Additionally, a big pet peeve of mine is talking about reliability without involving latency. In practice, there's only so long your client is willing to wait for the request to succeed. If say that's 1 second, and you're waiting 500 ms for an outbound request before timing out and retrying, you can't even quite make it to 2 full (sequential) tries. You can hedge (wait a bit then send a second request in parallel) for many types of requests, but that also worsens the math on overload and correlated failures.
The rest of the article might be much clearer, but I have a fever and didn't make it through.

by rdoherty

2 subcomments

This is probably one of the best summarizations of the past 10 years of my career in SRE. Once your systems get complex enough, something is always broken and you have to prepare for that. Detection & response become just as critical as pre-deploy testing.
I do worry about all the automation being another failure point, along with the IaC stuff. That is all software too! How do you update that safely? It's turtles all the way down!

by sharklasers123

3 subcomments

Is there not an inherent risk using an AWS service (Route 53) to do the health check? Wouldn’t it make more sense to use a different cloud provider for redundancy?

by thisnullptr

5 subcomments

It’s fascinating to me people think their services are so important they can’t survive any downtime.

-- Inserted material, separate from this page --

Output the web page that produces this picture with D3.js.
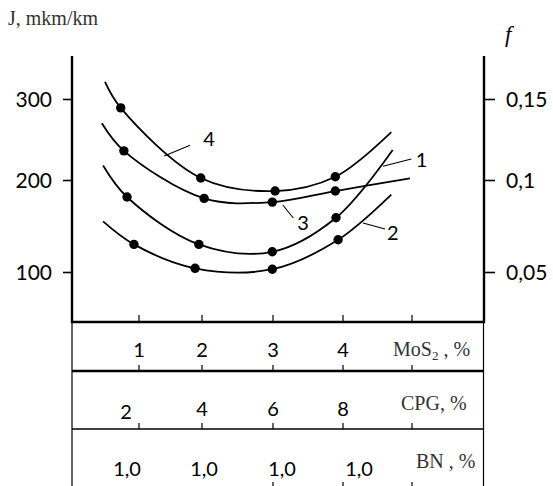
<!DOCTYPE html>
<html><head><meta charset="utf-8">
<script src="https://cdn.jsdelivr.net/npm/d3@7"></script>
<style>
html,body{margin:0;padding:0;background:#fff;}
svg{display:block;}
.num{font-family:Lato,"Open Sans",sans-serif;font-size:21px;fill:#000;}
.ser{font-family:"Liberation Serif","DejaVu Serif",serif;fill:#333;}
</style></head>
<body>
<svg id="chart" width="553" height="486"></svg>
<script>
// ---- data ----
const xTicks = [1, 2, 3, 4, 5];
const jTicks = [100, 200, 300];
const fTicks = [0.05, 0.1, 0.15];
const mos2Labels = ["1", "2", "3", "4"];
const cpgLabels = ["2", "4", "6", "8"];
const bnLabels = ["1,0", "1,0", "1,0", "1,0"];

// curve traces (MoS2 %, J) and measured points
const curve4Line = [[0.46,321],[0.71,289],[1.98,202.5],[3.03,188],[3.89,204],[4.70,259]];
const curve4Dots = [[0.71,289],[1.98,202.5],[3.03,188],[3.89,204]];
const curve3Line = [[0.41,270],[0.76,236],[2.03,180],[2.99,176],[3.89,188],[4.97,202]];
const curve3Dots = [[0.76,236],[2.03,180],[2.99,176],[3.89,188]];
const curve1Line = [[0.43,218],[0.81,181.5],[1.95,130],[2.99,122],[3.90,159],[4.72,237]];
const curve1Dots = [[0.81,181.5],[1.95,130],[2.99,122],[3.90,159]];
const curve2Line = [[0.43,155],[0.92,130],[1.89,104],[2.99,103],[3.93,135],[4.70,184]];
const curve2Dots = [[0.92,130],[1.89,104],[2.99,103],[3.93,135]];

const curveLabels = [
  {t:"4", x:2.10, y:242,   lx1:1.81, ly1:243,   lx2:1.40, ly2:229.6},
  {t:"1", x:5.14, y:216,   lx1:4.99, ly1:226,   lx2:4.58, ly2:217},
  {t:"3", x:3.43, y:145.6, lx1:3.29, ly1:158.7, lx2:3.14, ly2:172.8},
  {t:"2", x:4.72, y:134.8, lx1:4.61, ly1:146.7, lx2:4.29, ly2:153.3}
];

// ---- layout ----
const L = 72, R = 484, T = 56, B = 322;
const row1B = 371, row2B = 429, row3B = 488;

const svg = d3.select("#chart");
const x = d3.scaleLinear().domain(xTicks).range([139, 202, 273, 343, 412]);
const y = d3.scaleLinear().domain(jTicks).range([272, 180, 99]);
const yf = d3.scaleLinear().domain(fTicks).range([272, 180, 99]);

// axes
const axL = svg.append("g").attr("transform", `translate(${L},0)`)
  .call(d3.axisLeft(y).tickValues(jTicks).tickSize(9).tickPadding(11).tickSizeOuter(0));
const axR = svg.append("g").attr("transform", `translate(${R},0)`)
  .call(d3.axisRight(yf).tickValues(fTicks).tickSize(11).tickPadding(11).tickSizeOuter(0)
    .tickFormat(d => String(d).replace(".", ",")));
[axL, axR].forEach(a => {
  a.select(".domain").remove();
  a.selectAll(".tick line").attr("stroke", "#000").attr("stroke-width", 1.6);
  a.selectAll(".tick text").attr("class", "num").attr("font-size", null).attr("font-family", null).attr("dy", "0.36em");
});

// frame lines
const line = (x1, y1, x2, y2, w) => svg.append("line")
  .attr("x1", x1).attr("y1", y1).attr("x2", x2).attr("y2", y2)
  .attr("stroke", "#000").attr("stroke-width", w);
line(L, T, L, B + 1, 2.4);
line(R, T, R, B + 1, 2.4);
line(L - 1, B, R + 1, B, 2.6);
line(L, B, L, 486, 1.2);
line(R - 0.5, B, R - 0.5, 486, 1.2);
line(L, row1B, R, row1B, 2.4);
line(L, row2B, R, row2B, 1.6);
line(L, row3B, R, row3B, 1.6);

// ticks on plot bottom and table rows
const tickRow = (yb, len) => svg.append("g").selectAll("line").data(xTicks).join("line")
  .attr("x1", d => x(d)).attr("x2", d => x(d))
  .attr("y1", yb).attr("y2", yb - len)
  .attr("stroke", "#000").attr("stroke-width", 1.2);
tickRow(B, 7);
tickRow(row1B, 6);
tickRow(row2B, 6);
svg.append("g").selectAll("line").data(xTicks.slice(2)).join("line")
  .attr("x1", d => x(d)).attr("x2", d => x(d))
  .attr("y1", row3B).attr("y2", row3B - 6)
  .attr("stroke", "#000").attr("stroke-width", 1.2);

// curves
const gen = d3.line().x(d => x(d[0])).y(d => y(d[1])).curve(d3.curveCatmullRom.alpha(0.5));
const curves = [[curve4Line, curve4Dots], [curve3Line, curve3Dots], [curve1Line, curve1Dots], [curve2Line, curve2Dots]];
curves.forEach(([ln, dots]) => {
  svg.append("path").attr("d", gen(ln)).attr("fill", "none").attr("stroke", "#000").attr("stroke-width", 1.8);
  svg.append("g").selectAll("circle").data(dots).join("circle")
    .attr("cx", d => x(d[0])).attr("cy", d => y(d[1])).attr("r", 4.7).attr("fill", "#000");
});

// curve labels
curveLabels.forEach(c => {
  svg.append("line").attr("x1", x(c.lx1)).attr("y1", y(c.ly1)).attr("x2", x(c.lx2)).attr("y2", y(c.ly2))
    .attr("stroke", "#000").attr("stroke-width", 1.1);
  svg.append("text").attr("class", "num").attr("x", x(c.x)).attr("y", y(c.y))
    .attr("text-anchor", "middle").style("font-size", "20px").text(c.t);
});

// axis titles
svg.append("text").attr("class", "ser").attr("x", 8).attr("y", 25).style("font-size", "20px").text("J, mkm/km");
svg.append("text").attr("class", "ser").attr("x", 505).attr("y", 42)
  .style("font-size", "23px").style("font-style", "italic").style("fill", "#000").text("f");

// table labels
svg.append("g").selectAll("text").data(mos2Labels).join("text").attr("class", "num")
  .attr("x", (d, i) => x(i + 1)).attr("y", 357).attr("text-anchor", "middle").style("font-size", "20px").text(d => d);
const cpgX = [126, 202, 273, 344];
svg.append("g").selectAll("text").data(cpgLabels).join("text").attr("class", "num")
  .attr("x", (d, i) => i === 0 ? cpgX[0] : x(i + 1)).attr("y", (d, i) => i === 0 ? 419 : 416)
  .attr("text-anchor", "middle").style("font-size", "20px").text(d => d);
const bnOff = [-12, 2, 9, 16];
svg.append("g").selectAll("text").data(bnLabels).join("text").attr("class", "num")
  .attr("x", (d, i) => x(i + 1) + bnOff[i]).attr("y", 476).attr("text-anchor", "middle").style("font-size", "20px").text(d => d);

const mos = svg.append("text").attr("class", "ser").attr("x", 393).attr("y", 356).style("font-size", "20px");
mos.append("tspan").text("MoS");
mos.append("tspan").attr("dy", 4).style("font-size", "13px").text("2");
mos.append("tspan").attr("dy", -4).text(" , %");
svg.append("text").attr("class", "ser").attr("x", 401).attr("y", 410).style("font-size", "20px").text("CPG, %");
svg.append("text").attr("class", "ser").attr("x", 416).attr("y", 468).style("font-size", "20px").text("BN , %");
</script>
</body></html>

Can we all admit that, while annoying, nothing really bad happened even when us-east-1 was down for almost half a working day?

by indigodaddy

2 subcomments

Back in the day (10-12 years ago) at a telecom/cable we accomplished this with F5 Big IP GSLB DNS (and later migrated to A10's GSLB equivalent devices) as the auth DNS server for services/zones that required or were suitable for HA. (I can't totally remember but I'm guessing we must have had a pretty low TTL for this).
Had no idea that Route 53 had this sort of functionality

by wparad

1 subcomments

Hey, I wrote that article!
I'll try to add comments and answer questions where I can.
- Warren

by pinkmuffinere

3 subcomments

> During this time, us-east-1 was offline, and while we only run a limited amount of infrastructure in the region, we have to run it there because we have customers who want it there
> [Our service can only go down] five minutes and 15 seconds per year.
I don't have much experience in this area, so please correct me if I'm mistaken:
Don't these two quotes together imply that they have failed to deliver on their SLA for the subset of their customers that want their service in us-east-1? I understand the customers won't be mad at them in this case, since us-east-1 itself is down, but I feel like their title is incorrect. Some subset of their service is running on top of AWS. When AWS goes down, that subset of their service is down. When AWS was down, it seems like they were also down for some customers.

by hartator

1 subcomments

Interesting how engineers like to nerd out about SLAs, but never claim or issue credits when something does occur.

by sam-cop-vimes

1 subcomments

What a well written article! Nothing complex is built overnight, so it is interesting to see how their defenses have evolved to their current state. Requires an engineering team which actually cares about all this and consistency of approach across what seems like 6 years? Impressive.

0 subcomment

by 0xbadcafebee

1 subcomments

It's a very rare day that a professional explanation of real operations best practices lands on HN. Good job, Authress!

by JSR_FDED

2 subcomments

> We test before deployment. There is no better time to test.
Love the deadpan delivery.

0 subcomment

by markdown

1 subcomments

BTW clicking on your website logo takes one to https://authress.io/knowledge-base/ instead of https://authress.io

by iso1631

2 subcomments

I'm interested in how they measure that downtime. If you're down for 200 milliseconds, does that accumulate. How do you even measure that you're down for 200ms.
(For what it's worth, for some of my services, 200ms is certainly an impact, not as bad as 2 seconds out outage but still noticable and reportable)

by tptacek

1 subcomments

This is a rare case where the original bait-y title is probably better than the de-bait-ified title, because the actual article is much less of a brag and much more of an actual case study.

by oldpersonintx2

0 subcomment

[dead]

by DeathArrow

1 subcomments

TLDR: they use dynamic DNS routing and have fail over regions.